◆ **RECORDS FOR PROCESSING**

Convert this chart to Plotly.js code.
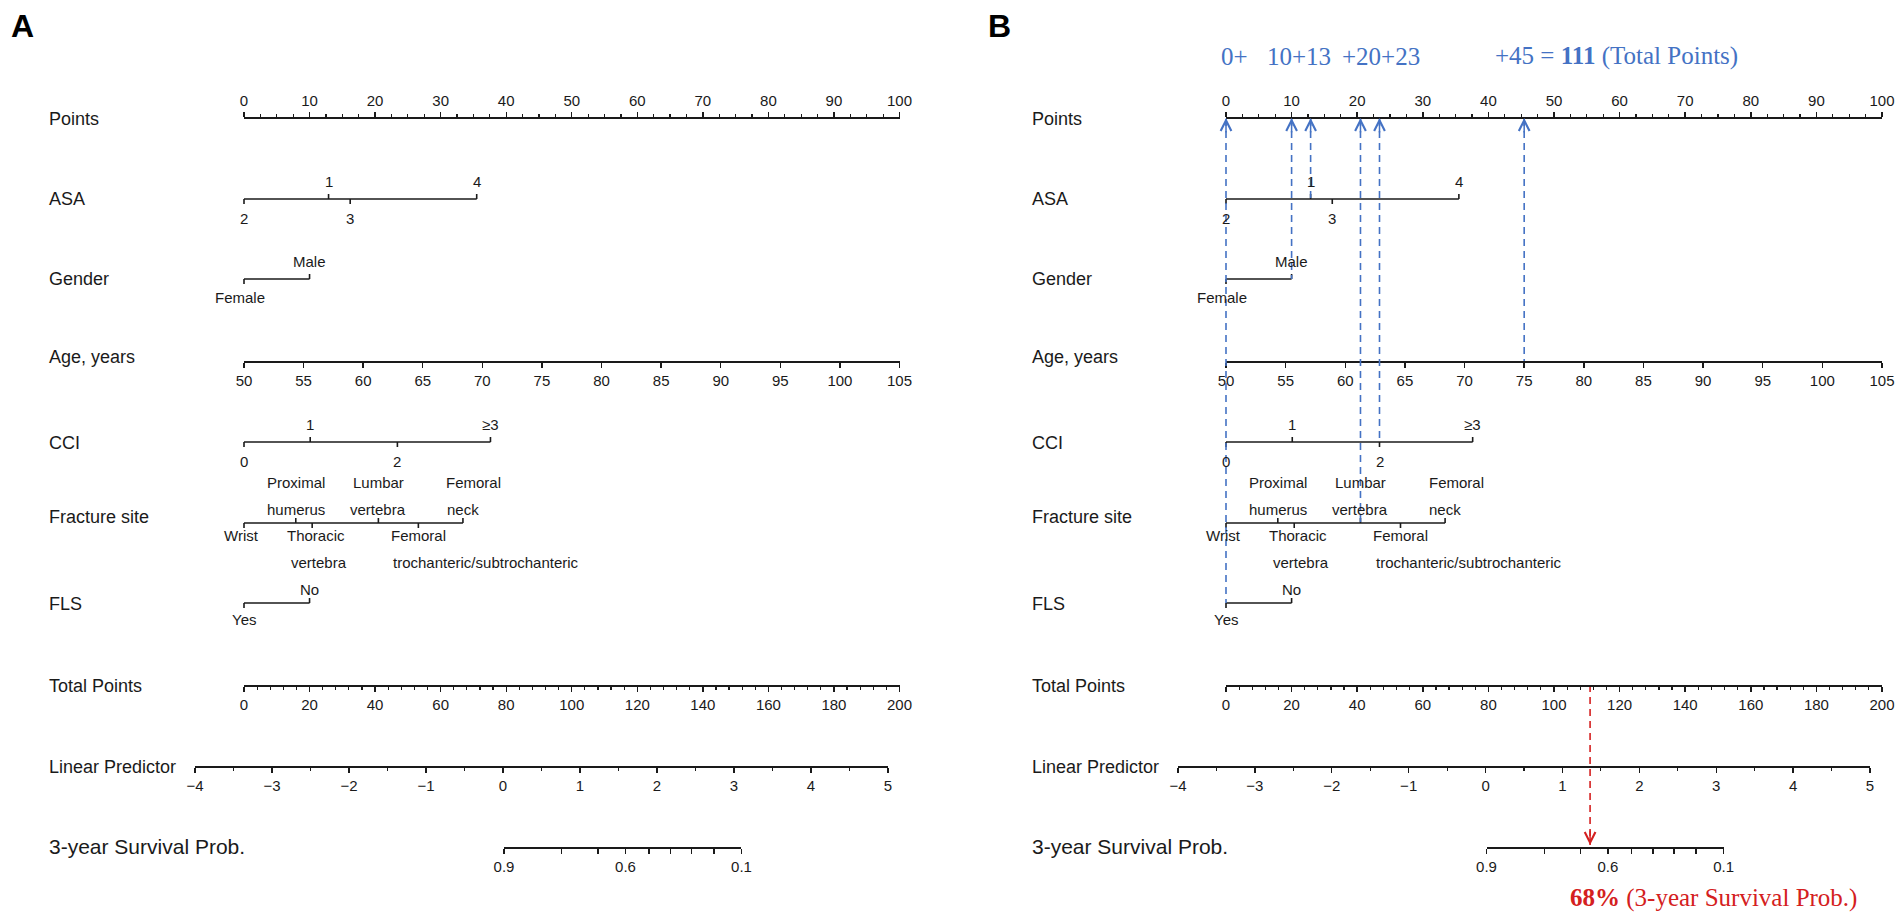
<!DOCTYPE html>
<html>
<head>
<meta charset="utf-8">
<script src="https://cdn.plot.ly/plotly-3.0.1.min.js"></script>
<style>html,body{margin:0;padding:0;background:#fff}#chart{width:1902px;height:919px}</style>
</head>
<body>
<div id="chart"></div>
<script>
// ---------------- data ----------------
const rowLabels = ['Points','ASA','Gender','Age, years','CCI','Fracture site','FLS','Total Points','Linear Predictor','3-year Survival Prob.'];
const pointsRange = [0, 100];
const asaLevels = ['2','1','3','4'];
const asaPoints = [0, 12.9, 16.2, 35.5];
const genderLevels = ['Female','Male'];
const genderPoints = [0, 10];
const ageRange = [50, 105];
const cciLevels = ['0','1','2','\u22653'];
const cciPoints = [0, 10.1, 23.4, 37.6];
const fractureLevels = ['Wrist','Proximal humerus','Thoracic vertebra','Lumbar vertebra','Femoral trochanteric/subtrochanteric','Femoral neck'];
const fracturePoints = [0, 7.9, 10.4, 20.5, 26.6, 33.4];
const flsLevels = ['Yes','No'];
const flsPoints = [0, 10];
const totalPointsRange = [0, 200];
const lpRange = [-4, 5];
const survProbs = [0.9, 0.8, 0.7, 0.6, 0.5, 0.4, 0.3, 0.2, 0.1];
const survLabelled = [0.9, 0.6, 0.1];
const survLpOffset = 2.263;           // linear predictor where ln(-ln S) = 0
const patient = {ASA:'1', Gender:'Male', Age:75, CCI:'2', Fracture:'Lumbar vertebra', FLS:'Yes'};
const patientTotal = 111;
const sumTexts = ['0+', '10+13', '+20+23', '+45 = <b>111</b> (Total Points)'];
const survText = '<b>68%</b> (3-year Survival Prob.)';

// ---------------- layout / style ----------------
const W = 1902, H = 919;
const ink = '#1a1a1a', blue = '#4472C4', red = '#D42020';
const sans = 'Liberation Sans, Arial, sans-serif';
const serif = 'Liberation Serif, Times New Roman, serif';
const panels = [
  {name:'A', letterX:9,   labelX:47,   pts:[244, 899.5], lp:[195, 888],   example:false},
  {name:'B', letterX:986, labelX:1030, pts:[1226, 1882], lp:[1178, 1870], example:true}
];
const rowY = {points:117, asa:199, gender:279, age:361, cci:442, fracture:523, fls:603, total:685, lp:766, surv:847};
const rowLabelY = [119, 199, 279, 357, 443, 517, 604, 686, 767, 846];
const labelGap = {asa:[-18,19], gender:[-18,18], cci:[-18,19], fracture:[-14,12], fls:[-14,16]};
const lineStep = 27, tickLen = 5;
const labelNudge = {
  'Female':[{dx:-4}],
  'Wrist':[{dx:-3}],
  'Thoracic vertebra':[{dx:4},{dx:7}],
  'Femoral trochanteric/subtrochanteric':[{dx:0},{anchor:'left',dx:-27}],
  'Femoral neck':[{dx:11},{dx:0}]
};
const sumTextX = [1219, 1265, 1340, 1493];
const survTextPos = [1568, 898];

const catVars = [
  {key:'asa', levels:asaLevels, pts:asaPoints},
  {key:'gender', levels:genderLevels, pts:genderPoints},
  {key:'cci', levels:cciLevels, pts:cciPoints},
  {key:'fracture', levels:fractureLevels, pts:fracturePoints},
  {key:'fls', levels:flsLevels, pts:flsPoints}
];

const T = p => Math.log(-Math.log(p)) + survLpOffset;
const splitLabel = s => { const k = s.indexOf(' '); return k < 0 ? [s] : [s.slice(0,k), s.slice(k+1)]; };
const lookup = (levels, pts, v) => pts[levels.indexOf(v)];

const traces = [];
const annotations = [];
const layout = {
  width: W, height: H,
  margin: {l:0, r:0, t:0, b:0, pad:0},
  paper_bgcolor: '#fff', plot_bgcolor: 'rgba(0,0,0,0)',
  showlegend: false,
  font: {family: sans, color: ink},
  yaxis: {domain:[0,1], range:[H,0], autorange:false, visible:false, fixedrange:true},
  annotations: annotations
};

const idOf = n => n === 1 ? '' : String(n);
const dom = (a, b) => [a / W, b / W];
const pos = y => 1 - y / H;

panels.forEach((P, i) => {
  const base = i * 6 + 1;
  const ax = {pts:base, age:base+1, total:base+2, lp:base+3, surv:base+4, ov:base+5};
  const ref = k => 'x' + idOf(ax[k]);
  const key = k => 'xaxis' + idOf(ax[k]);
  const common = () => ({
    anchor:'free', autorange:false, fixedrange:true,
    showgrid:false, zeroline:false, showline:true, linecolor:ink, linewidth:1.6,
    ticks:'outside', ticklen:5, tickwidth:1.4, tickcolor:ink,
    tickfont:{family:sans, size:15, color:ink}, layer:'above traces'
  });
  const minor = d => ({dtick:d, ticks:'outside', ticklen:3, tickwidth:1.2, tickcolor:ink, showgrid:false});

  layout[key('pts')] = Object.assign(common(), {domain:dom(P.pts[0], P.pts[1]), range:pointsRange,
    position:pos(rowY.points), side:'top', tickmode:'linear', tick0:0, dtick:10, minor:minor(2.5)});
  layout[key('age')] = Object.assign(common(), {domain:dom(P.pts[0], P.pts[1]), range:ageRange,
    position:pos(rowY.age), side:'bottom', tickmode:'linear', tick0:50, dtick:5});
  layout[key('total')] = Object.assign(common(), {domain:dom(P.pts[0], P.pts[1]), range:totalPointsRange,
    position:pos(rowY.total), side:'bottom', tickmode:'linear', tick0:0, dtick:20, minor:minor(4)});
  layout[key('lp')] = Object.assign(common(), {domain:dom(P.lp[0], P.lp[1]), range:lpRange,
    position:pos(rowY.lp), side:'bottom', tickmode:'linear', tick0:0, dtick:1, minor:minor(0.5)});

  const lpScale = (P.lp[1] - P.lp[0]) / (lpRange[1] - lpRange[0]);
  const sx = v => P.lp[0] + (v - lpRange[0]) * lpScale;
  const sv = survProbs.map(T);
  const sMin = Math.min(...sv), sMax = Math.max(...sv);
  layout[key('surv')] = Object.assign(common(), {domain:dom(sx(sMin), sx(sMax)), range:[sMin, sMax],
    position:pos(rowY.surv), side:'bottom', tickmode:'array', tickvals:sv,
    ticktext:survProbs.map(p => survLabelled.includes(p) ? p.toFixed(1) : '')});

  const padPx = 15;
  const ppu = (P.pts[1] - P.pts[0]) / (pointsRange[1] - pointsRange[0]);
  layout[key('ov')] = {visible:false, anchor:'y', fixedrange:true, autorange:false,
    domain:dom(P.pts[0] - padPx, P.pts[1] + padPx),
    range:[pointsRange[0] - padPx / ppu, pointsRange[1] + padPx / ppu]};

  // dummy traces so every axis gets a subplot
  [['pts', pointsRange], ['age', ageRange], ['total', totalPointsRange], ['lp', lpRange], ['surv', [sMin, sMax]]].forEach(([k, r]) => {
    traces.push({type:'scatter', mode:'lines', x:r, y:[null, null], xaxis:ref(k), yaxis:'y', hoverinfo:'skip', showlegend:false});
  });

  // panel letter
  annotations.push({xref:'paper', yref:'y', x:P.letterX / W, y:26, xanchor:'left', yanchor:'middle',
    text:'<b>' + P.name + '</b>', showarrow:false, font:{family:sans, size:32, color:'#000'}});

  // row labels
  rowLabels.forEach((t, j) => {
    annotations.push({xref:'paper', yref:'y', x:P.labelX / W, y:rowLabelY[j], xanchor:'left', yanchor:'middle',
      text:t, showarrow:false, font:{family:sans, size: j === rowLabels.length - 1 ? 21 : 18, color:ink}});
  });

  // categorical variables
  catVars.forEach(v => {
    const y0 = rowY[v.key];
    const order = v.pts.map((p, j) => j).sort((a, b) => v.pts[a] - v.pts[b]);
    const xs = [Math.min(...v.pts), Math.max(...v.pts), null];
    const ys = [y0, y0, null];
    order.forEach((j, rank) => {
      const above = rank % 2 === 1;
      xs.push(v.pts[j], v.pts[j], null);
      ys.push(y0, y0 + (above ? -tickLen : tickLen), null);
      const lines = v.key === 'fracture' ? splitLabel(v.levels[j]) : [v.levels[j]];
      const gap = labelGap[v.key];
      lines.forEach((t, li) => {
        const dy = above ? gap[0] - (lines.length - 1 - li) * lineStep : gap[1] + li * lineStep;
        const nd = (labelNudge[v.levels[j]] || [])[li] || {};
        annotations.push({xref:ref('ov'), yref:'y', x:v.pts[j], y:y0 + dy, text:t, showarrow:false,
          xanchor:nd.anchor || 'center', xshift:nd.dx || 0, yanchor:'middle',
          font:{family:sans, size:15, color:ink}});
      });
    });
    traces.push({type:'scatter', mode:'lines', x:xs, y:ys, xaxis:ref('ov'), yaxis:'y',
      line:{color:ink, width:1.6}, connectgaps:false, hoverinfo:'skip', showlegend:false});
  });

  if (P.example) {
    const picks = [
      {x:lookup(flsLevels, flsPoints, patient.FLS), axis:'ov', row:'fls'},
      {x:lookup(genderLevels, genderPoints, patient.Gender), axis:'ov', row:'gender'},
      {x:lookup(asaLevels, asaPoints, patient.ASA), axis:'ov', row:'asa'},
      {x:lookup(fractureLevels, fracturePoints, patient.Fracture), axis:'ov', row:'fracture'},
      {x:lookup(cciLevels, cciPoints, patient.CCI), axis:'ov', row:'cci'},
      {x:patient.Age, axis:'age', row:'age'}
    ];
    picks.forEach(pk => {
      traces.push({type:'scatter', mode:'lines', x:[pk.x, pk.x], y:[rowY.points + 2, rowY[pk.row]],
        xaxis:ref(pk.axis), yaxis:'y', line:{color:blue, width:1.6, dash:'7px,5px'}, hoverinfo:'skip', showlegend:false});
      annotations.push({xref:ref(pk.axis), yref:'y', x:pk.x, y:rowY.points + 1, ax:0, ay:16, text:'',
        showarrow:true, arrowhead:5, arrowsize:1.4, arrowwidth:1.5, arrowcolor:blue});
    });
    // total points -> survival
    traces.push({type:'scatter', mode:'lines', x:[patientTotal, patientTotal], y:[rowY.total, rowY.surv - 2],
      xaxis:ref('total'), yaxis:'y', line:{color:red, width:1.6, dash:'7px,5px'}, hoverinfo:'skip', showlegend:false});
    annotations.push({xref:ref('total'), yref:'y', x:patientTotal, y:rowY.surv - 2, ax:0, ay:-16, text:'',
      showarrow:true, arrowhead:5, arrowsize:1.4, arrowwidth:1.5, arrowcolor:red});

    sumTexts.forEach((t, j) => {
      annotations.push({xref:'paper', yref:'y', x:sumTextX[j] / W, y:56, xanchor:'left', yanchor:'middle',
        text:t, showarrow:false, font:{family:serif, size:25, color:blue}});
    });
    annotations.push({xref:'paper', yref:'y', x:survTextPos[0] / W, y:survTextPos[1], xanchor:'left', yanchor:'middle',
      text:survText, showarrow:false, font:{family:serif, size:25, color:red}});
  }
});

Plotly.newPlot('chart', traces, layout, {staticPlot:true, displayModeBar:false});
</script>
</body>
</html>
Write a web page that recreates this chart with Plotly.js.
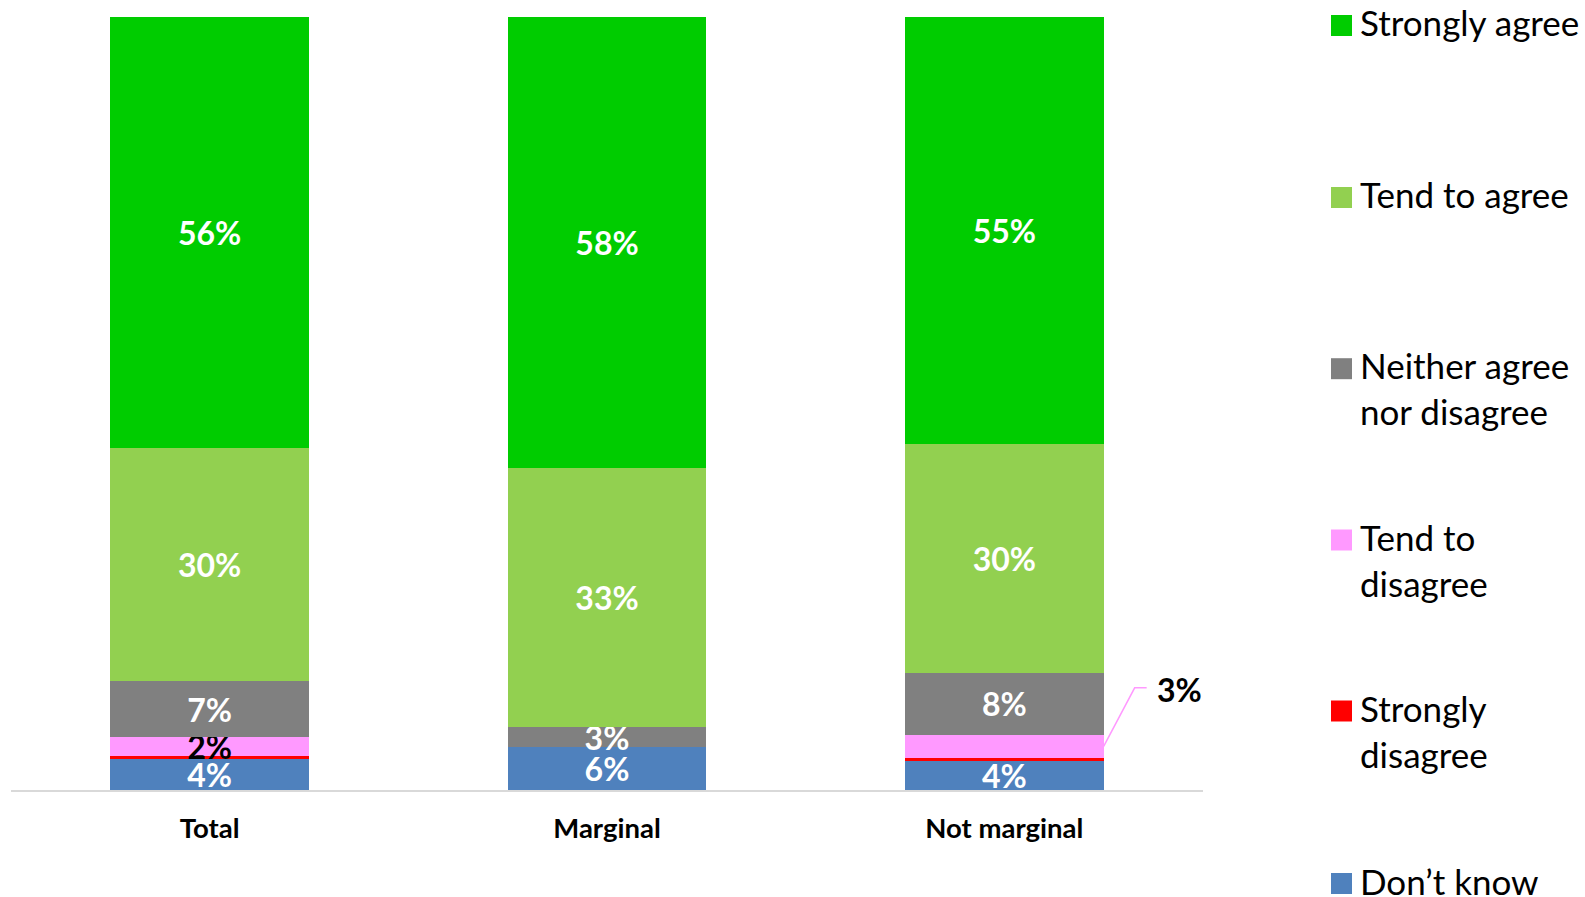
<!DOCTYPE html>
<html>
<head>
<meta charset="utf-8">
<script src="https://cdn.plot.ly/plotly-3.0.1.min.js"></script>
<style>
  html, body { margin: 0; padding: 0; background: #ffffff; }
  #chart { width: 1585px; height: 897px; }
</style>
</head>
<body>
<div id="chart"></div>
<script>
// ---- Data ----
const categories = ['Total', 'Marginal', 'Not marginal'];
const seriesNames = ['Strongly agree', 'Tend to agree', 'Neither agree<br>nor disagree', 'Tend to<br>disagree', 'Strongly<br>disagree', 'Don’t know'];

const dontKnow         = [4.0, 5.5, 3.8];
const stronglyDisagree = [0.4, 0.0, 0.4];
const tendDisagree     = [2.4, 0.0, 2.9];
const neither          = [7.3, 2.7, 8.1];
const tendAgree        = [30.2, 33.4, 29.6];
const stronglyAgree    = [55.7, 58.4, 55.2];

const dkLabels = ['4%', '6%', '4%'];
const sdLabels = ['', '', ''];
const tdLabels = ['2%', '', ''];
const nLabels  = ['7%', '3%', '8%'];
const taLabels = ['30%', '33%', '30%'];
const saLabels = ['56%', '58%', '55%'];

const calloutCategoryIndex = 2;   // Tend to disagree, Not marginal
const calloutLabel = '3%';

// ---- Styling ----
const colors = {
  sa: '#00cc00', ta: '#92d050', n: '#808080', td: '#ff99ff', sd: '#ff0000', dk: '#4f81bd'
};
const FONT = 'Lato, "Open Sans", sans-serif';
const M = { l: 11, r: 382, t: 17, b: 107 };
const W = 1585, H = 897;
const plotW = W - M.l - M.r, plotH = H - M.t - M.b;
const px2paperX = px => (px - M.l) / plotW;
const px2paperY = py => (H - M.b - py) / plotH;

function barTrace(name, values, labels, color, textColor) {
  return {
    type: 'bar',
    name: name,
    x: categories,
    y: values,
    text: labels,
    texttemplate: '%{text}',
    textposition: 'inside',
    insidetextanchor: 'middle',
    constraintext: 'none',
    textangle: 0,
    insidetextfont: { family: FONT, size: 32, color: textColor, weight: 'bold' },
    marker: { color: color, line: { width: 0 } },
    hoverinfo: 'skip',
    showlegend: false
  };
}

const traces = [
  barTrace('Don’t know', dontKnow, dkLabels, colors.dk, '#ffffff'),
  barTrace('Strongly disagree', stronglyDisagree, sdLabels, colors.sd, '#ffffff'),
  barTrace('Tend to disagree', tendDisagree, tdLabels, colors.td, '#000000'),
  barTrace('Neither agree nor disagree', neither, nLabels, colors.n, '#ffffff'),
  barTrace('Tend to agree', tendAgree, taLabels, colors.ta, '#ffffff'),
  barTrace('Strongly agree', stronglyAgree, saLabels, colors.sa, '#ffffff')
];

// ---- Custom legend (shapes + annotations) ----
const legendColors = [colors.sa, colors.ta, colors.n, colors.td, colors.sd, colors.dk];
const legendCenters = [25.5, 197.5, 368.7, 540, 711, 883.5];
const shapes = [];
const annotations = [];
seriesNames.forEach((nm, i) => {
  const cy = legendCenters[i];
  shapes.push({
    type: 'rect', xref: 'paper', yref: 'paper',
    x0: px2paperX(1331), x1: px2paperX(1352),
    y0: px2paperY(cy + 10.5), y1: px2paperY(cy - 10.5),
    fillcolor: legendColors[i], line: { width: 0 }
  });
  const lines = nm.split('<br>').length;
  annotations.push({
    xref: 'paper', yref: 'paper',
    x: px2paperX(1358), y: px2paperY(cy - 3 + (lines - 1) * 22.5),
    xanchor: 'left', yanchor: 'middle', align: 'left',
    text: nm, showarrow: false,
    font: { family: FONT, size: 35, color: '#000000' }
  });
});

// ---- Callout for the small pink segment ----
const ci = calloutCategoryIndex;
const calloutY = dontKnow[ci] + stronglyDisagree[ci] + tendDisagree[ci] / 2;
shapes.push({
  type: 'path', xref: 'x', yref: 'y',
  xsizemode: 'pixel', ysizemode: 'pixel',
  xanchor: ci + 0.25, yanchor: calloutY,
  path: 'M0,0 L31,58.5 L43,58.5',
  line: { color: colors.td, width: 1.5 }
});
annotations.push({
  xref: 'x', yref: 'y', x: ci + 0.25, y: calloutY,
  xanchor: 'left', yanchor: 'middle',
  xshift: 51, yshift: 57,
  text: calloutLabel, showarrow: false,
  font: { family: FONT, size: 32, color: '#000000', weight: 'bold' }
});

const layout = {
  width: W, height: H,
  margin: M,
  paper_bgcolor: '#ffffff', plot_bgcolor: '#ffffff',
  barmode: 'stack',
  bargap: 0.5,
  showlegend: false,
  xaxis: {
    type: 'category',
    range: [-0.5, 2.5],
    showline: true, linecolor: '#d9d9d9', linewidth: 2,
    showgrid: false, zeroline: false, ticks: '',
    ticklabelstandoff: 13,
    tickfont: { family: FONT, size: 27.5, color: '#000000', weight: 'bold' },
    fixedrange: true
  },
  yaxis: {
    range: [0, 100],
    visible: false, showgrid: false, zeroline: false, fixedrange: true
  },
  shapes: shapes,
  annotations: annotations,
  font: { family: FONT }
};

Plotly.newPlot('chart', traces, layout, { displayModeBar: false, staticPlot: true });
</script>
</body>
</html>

◆ **WHAT TO WORK ON**
Copy each line that holds the word "chart".

◆ **TASK OUTPUT**
Convert this chart to Plotly.js code.
<style>html,body{margin:0;padding:0;background:#fff}#chart{width:1902px;height:919px}</style>
<div id="chart"></div>
Plotly.newPlot('chart', traces, layout, {staticPlot:true, displayModeBar:false});
Write a web page that recreates this chart with Plotly.js.
  #chart { width: 1585px; height: 897px; }
<div id="chart"></div>
Plotly.newPlot('chart', traces, layout, { displayModeBar: false, staticPlot: true });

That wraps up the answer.